For it is we who are the circumcision, we who serve God by his Spirit, who boast in Christ Jesus, and who put no confidence in the flesh— though I myself have reasons for such confidence… But whatever were gains to me I now consider loss for the sake of Christ. What is more, I consider everything a loss because of the surpassing worth of knowing Christ Jesus my Lord, for whose sake I have lost all things. I consider them garbage, that I may gain Christ and be found in him, not having a righteousness of my own that comes from the law, but that which is through faith in Christ—the righteousness that comes from God on the basis of faith. 

According to the system of the world, Paul had everything. But after Christ, everything worldly is considered garbage. Not only are there two systems in the world, but having operated in both, he finds system of Christ so good that everything else seems like a loss.

Romans 6:6-7

For we know that our old self was crucified with him so that the body ruled by sin might be done away with, that we should no longer be slaves to sin—  because anyone who has died has been set free from sin.

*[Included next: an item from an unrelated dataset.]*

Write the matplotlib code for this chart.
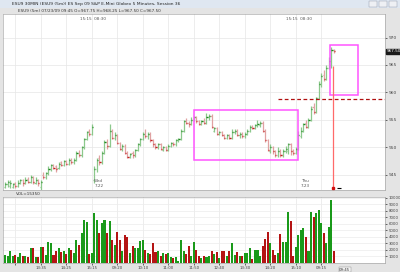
import numpy as np
import matplotlib
matplotlib.use("Agg")
import matplotlib.pyplot as plt
from matplotlib.patches import Rectangle

# --- DATA: ESU9 5 min bars, Tue 7.21 afternoon -> Thu 7.23 morning ---
opens = [942.75, 943.25, 943.0, 942.75, 943.5, 943.0, 943.5, 944.0, 943.5, 944.25,
         943.75, 944.5, 943.5, 944.0, 942.75, 945.0, 944.5, 945.25, 946.0, 946.75,
         946.5, 946.25, 947.25, 946.75, 947.5, 947.0, 947.75, 947.25, 947.75, 949.0,
         948.5, 950.0, 951.5, 953.0, 952.5,
         944.0, 946.0, 948.0, 947.25, 949.0, 951.0, 950.25, 953.0, 951.75, 952.25,
         950.75, 949.75, 950.25, 949.0, 948.25, 949.0, 948.5, 949.5, 950.5, 951.5,
         952.5, 952.0, 952.5, 951.25, 950.5, 950.0, 950.5, 949.5, 950.0, 949.5,
         950.25, 950.75, 950.5, 951.25, 951.5, 953.0, 954.75, 954.5, 954.25, 955.0,
         955.5, 954.75, 954.25, 954.75, 954.5, 955.5, 955.75, 953.0, 953.5, 952.5,
         952.75, 952.25, 951.75, 952.25, 951.75, 952.75, 953.0, 952.25, 952.5, 952.0,
         952.5, 953.0, 953.75, 953.5, 954.0, 954.0, 954.5, 953.0, 951.25, 949.25,
         950.0, 949.25, 948.5, 949.25, 948.5, 949.25, 949.25, 950.5, 949.25, 949.0,
         949.75,
         952.0, 953.0, 954.5, 953.75, 955.0, 957.25, 956.5, 959.0, 961.5, 963.25,
         962.5, 964.5, 965.0, 967.75]
highs = [943.75, 944.0, 944.0, 943.5, 943.75, 944.0, 944.25, 944.25, 944.5, 944.5,
         945.0, 944.75, 944.5, 944.25, 944.0, 945.5, 945.5, 946.5, 947.0, 947.0,
         946.75, 947.25, 947.5, 947.75, 947.75, 948.0, 948.0, 948.0, 949.25, 949.5,
         950.25, 951.75, 953.0, 953.25, 954.25,
         946.5, 948.0, 948.5, 949.25, 951.25, 951.5, 954.25, 953.25, 952.75, 952.5,
         951.0, 950.5, 950.5, 949.25, 949.0, 949.25, 949.75, 950.75, 951.75, 952.75,
         953.25, 952.75, 952.75, 951.5, 950.75, 950.75, 950.75, 950.25, 950.25, 950.5,
         951.0, 951.0, 951.5, 951.75, 953.25, 955.0, 955.25, 954.75, 955.5, 955.75,
         955.75, 955.0, 955.0, 955.25, 956.25, 956.0, 956.0, 953.75, 953.75, 953.0,
         953.0, 952.5, 952.5, 952.5, 953.25, 953.25, 953.25, 952.75, 952.75, 952.75,
         953.25, 954.0, 954.0, 954.25, 955.0, 954.75, 954.75, 953.25, 951.5, 950.5,
         950.25, 949.5, 950.0, 949.75, 949.75, 950.25, 950.75, 950.75, 949.75, 950.0,
         953.0,
         953.75, 954.5, 955.0, 955.25, 957.5, 958.0, 959.25, 962.0, 963.5, 964.0,
         965.0, 966.5, 968.25, 968.0]
lows = [942.5, 942.75, 942.5, 942.5, 942.5, 942.75, 943.25, 943.0, 943.25, 943.5,
        943.5, 943.25, 943.25, 943.0, 942.25, 944.25, 944.25, 945.0, 945.75, 946.0,
        945.5, 946.0, 946.5, 946.5, 946.75, 946.75, 947.0, 947.0, 947.5, 948.25,
        948.25, 949.75, 951.25, 952.0, 952.25,
        943.5, 945.5, 946.75, 947.0, 948.75, 949.75, 950.0, 951.5, 951.25, 950.5,
        949.5, 949.25, 948.75, 948.0, 948.0, 948.0, 948.25, 949.25, 950.25, 951.25,
        951.75, 951.5, 951.0, 950.0, 949.75, 949.75, 949.5, 949.25, 949.25, 949.25,
        950.0, 950.25, 950.25, 951.0, 951.25, 952.75, 954.25, 953.75, 954.0, 954.75,
        954.5, 954.0, 954.0, 954.25, 954.25, 955.0, 953.5, 952.75, 952.25, 952.25,
        952.0, 951.5, 951.5, 951.5, 951.5, 952.5, 952.0, 951.75, 951.75, 951.75,
        952.25, 952.75, 953.25, 953.25, 953.75, 953.75, 952.75, 951.0, 949.25, 949.0,
        948.75, 948.25, 948.25, 948.25, 948.25, 949.0, 948.75, 948.5, 948.5, 948.75,
        949.5,
        951.75, 952.75, 953.5, 953.5, 954.75, 956.0, 956.25, 958.75, 961.0, 962.0,
        962.25, 964.25, 964.5, 967.25]
closes = [943.25, 943.75, 943.5, 943.25, 943.0, 943.5, 944.0, 943.5, 944.0, 943.75,
          944.5, 943.75, 944.0, 943.5, 943.75, 944.5, 945.25, 946.0, 946.75, 946.25,
          946.0, 947.0, 946.75, 947.5, 947.0, 947.75, 947.25, 947.75, 949.0, 948.5,
          950.0, 951.5, 952.75, 952.5, 953.75,
          946.0, 947.75, 947.25, 949.0, 951.0, 950.25, 953.0, 951.75, 952.25, 950.75,
          949.75, 950.25, 949.0, 948.25, 948.75, 948.5, 949.5, 950.5, 951.5, 952.5,
          952.0, 952.5, 951.25, 950.5, 950.0, 950.5, 949.75, 950.0, 949.5, 950.25,
          950.75, 950.5, 951.25, 951.5, 953.0, 954.75, 954.5, 954.25, 955.0, 955.5,
          954.75, 954.25, 954.75, 954.5, 955.5, 955.75, 953.75, 953.5, 952.5, 952.75,
          952.25, 951.75, 952.25, 951.75, 952.75, 953.0, 952.25, 952.5, 952.0, 952.5,
          953.0, 953.75, 953.5, 954.0, 954.25, 954.5, 953.0, 951.25, 949.5, 950.0,
          949.25, 948.5, 949.25, 948.5, 949.25, 949.75, 950.5, 949.25, 949.0, 949.75,
          952.25,
          953.0, 954.25, 953.75, 955.0, 957.0, 956.5, 959.0, 961.5, 963.0, 962.5,
          964.5, 965.75, 967.75, 967.5]
volumes = [1250, 1000, 1900, 1100, 1250, 900, 1500, 1000, 1100, 900,
           2250, 2250, 900, 900, 2500, 2500, 1250, 3250, 3100, 1250,
           1900, 2250, 1750, 1900, 1400, 2250, 2000, 1500, 3600, 2750,
           4600, 6600, 6250, 1400, 1600,
           7650, 6600, 4650, 6100, 6600, 4650, 6500, 3600, 2750, 4750,
           3600, 1900, 4350, 4000, 1600, 2650, 2250, 2250, 3350, 3500,
           2000, 1600, 1400, 3100, 1750, 1900, 1000, 1600, 1400, 1600,
           900, 750, 900, 350, 3600, 1900, 1400, 2600, 1000, 3250,
           2000, 1000, 750, 1000, 900, 1000, 1850, 1400, 1750, 750,
           1900, 1850, 1000, 1900, 3100, 1250, 1750, 1100, 1000, 1500,
           1500, 2250, 650, 2000, 2000, 1000, 2600, 3750, 4750, 3000,
           2000, 1250, 1600, 4500, 3250, 3250, 7900, 6400, 1000, 2500,
           4250,
           5100, 5400, 4000, 1900, 7900, 7150, 7750, 8150, 6100, 4600,
           3100, 5500, 9650, 1900]

price_ticks = [945, 950, 955, 960, 965, 970]
vol_ticks = [1000, 2000, 3000, 4000, 5000, 6000, 7000, 8000, 9000, 10000]
time_pos = [4, 14, 24, 34, 44, 54, 64, 74, 84, 94, 104, 114, 124]
time_labels = ["", "13:35", "14:25", "15:15", "09:20", "10:10", "11:00",
               "11:50", "12:40", "13:30", "14:20", "15:10", "09:15"]
day_pos = [35, 116]
day_labels = ["Wed\n7.22", "Thu\n7.23"]

# boxes / levels drawn on the chart (bar index, price)
box1 = (74, 115, 947.6, 956.7)
box2 = (127.5, 138.4, 959.6, 968.7)
level = 958.75
sell_line = (128.5, 942.3, 964.9)

x = np.arange(len(closes))
o = np.array(opens); h = np.array(highs); l = np.array(lows); c = np.array(closes)
up = c >= o

fig = plt.figure(figsize=(4, 2.72), dpi=100)
fig.patch.set_facecolor("#e4e4e4")

# title strip + window buttons
fig.patches.append(Rectangle((0, 1 - 7.5 / 272), 1, 7.5 / 272, transform=fig.transFigure,
                             facecolor="#dfe7f1", edgecolor="none"))
for bx in [369, 379, 389]:
    fig.patches.append(Rectangle((bx / 400, 1 - 6.5 / 272), 8 / 400, 5.5 / 272,
                                 transform=fig.transFigure, facecolor="#eef0f4",
                                 edgecolor="#8a94a6", lw=0.3))
fig.text(0.03, 1 - 4 / 272, "ESU9 30MIN (ESU9 (5m)) ES Sep 09 S&P E-Mini Globex 5 Minutes, Session 36",
         fontsize=3.2, va="center", color="#222")
fig.text(0.045, 1 - 11 / 272, "ESU9 (5m) 07/23/09 09:45 O=967.75 H=968.25 L=967.50 C=967.50",
         fontsize=3.0, va="center", color="#333")

# --- PRICE PANEL ---
ax = fig.add_axes([3 / 400, 1 - 190 / 272, 382 / 400, 176 / 272])
ax.set_facecolor("white")
ax.set_xlim(-0.8, 149)
ax.set_ylim(942.2, 974.3)
for t in time_pos:
    ax.axvline(t, color="#e6e6e6", lw=0.5, zorder=0)
for p in price_ticks:
    ax.axhline(p, color="#e6e6e6", lw=0.5, zorder=0)

light = np.where(up, "#8cc88c", "#e0a2a2")
dark = np.where(up, "#1f8a1f", "#c62020")
ax.vlines(x, l, h, colors=light, lw=0.9, zorder=2)
ax.hlines(o, x - 0.45, x, colors=light, lw=0.9, zorder=2)
ax.hlines(c, x, x + 0.45, colors=dark, lw=1.0, zorder=3)

ax.add_patch(Rectangle((box1[0], box1[2]), box1[1] - box1[0], box1[3] - box1[2],
                       fill=False, edgecolor="#ff55ff", lw=1.1, zorder=4))
ax.add_patch(Rectangle((box2[0], box2[2]), box2[1] - box2[0], box2[3] - box2[2],
                       fill=False, edgecolor="#ff55ff", lw=1.1, zorder=4))
ax.hlines(level, 107, 149, colors="#b01010", lw=0.9, linestyles=(0, (3, 2)), zorder=4)
ax.vlines(sell_line[0], sell_line[1], sell_line[2], colors="#ff6a6a", lw=0.9, zorder=4)
ax.plot([sell_line[0]], [942.6], marker="s", ms=1.6, color="#d01010", zorder=5)
ax.hlines(942.5, 130.2, 131.6, colors="black", lw=0.8, zorder=5)

ax.yaxis.tick_right()
ax.set_yticks(price_ticks)
ax.set_yticklabels([str(p) for p in price_ticks], fontsize=3.2, color="#444")
ax.tick_params(axis="y", length=1.5, width=0.4, pad=1)
ax.set_xticks([])
for s in ax.spines.values():
    s.set_linewidth(0.4)
    s.set_color("#999")
for pos, lab in zip(day_pos, day_labels):
    ax.text(pos, 942.6, lab, fontsize=3.0, color="#555", va="bottom", ha="left")
for pos in [34.3, 115.3]:
    ax.text(pos, 973.8, "15:15  08:30", fontsize=3.0, color="#555", va="top", ha="center")
ax.text(149.5, closes[-1], "967.50", fontsize=3.0, color="white", va="center", ha="left",
        clip_on=False, bbox=dict(boxstyle="square,pad=0.15", fc="#1a1a1a", ec="#1a1a1a"))

# separator label
fig.text(0.04, 1 - 194 / 272, "VOL=15350", fontsize=3.0, va="center", color="#333")

# --- VOLUME PANEL ---
vx = fig.add_axes([3 / 400, 1 - 263 / 272, 382 / 400, 66 / 272])
vx.set_facecolor("white")
vx.set_xlim(-0.8, 149)
vx.set_ylim(0, 10150)
for t in time_pos:
    vx.axvline(t, color="#e6e6e6", lw=0.5, zorder=0)
for v in vol_ticks:
    vx.axhline(v, color="#ececec", lw=0.5, zorder=0)
vcol = np.where(up, "#1a9a1a", "#b41414")
vx.bar(x, volumes, width=0.8, color=vcol, zorder=2)
vx.yaxis.tick_right()
vx.set_yticks(vol_ticks)
vx.set_yticklabels([str(v) for v in vol_ticks], fontsize=2.8, color="#444")
vx.tick_params(axis="y", length=1.5, width=0.4, pad=1)
vx.set_xticks(time_pos)
vx.set_xticklabels(time_labels, fontsize=2.8, color="#444")
vx.tick_params(axis="x", length=1.5, width=0.4, pad=1)
vx.text(131, -700, "09:45", fontsize=2.8, color="#333", va="top", ha="left", clip_on=False,
        bbox=dict(boxstyle="square,pad=0.1", fc="#f4f4f4", ec="#888", lw=0.3))
for s in vx.spines.values():
    s.set_linewidth(0.4)
    s.set_color("#999")

fig.savefig("out.png", dpi=100, facecolor=fig.get_facecolor())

When we die to the way of the world, we are no longer slaves to the things the world demands. You don’t have to be or earn or prove anything. How do we enter this completely different system through the cross of Jesus Christ?

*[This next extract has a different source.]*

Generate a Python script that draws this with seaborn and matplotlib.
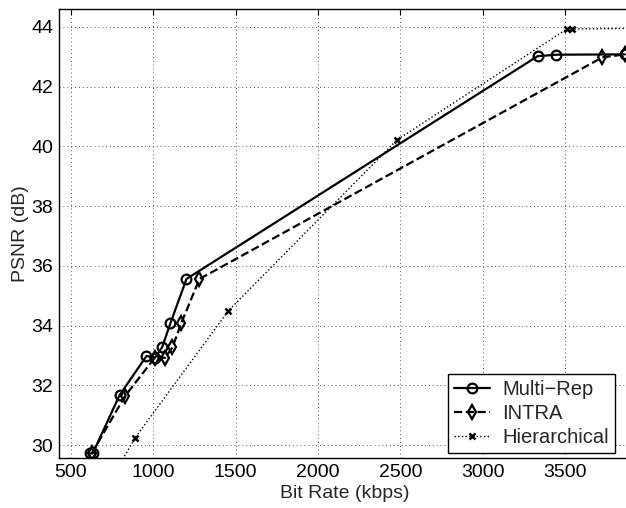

This is where the sacrament of communion comes in. “His body was broken so that we can have access to God through him.” But there is a cost to us. We don’t just enter this new system without a cost – and the cost is that we crucify the self.


To crucify self is to let go of an entire system of action and being and feeling, and to enter into an entirely different system. This system is so glorious, so freeing and so powerful, that you will look back on your old self and think, “I can’t believe I used to operate that way. I operated in bondage to what people thought of me, to achievement, to unforgiveness and bitterness and anger.”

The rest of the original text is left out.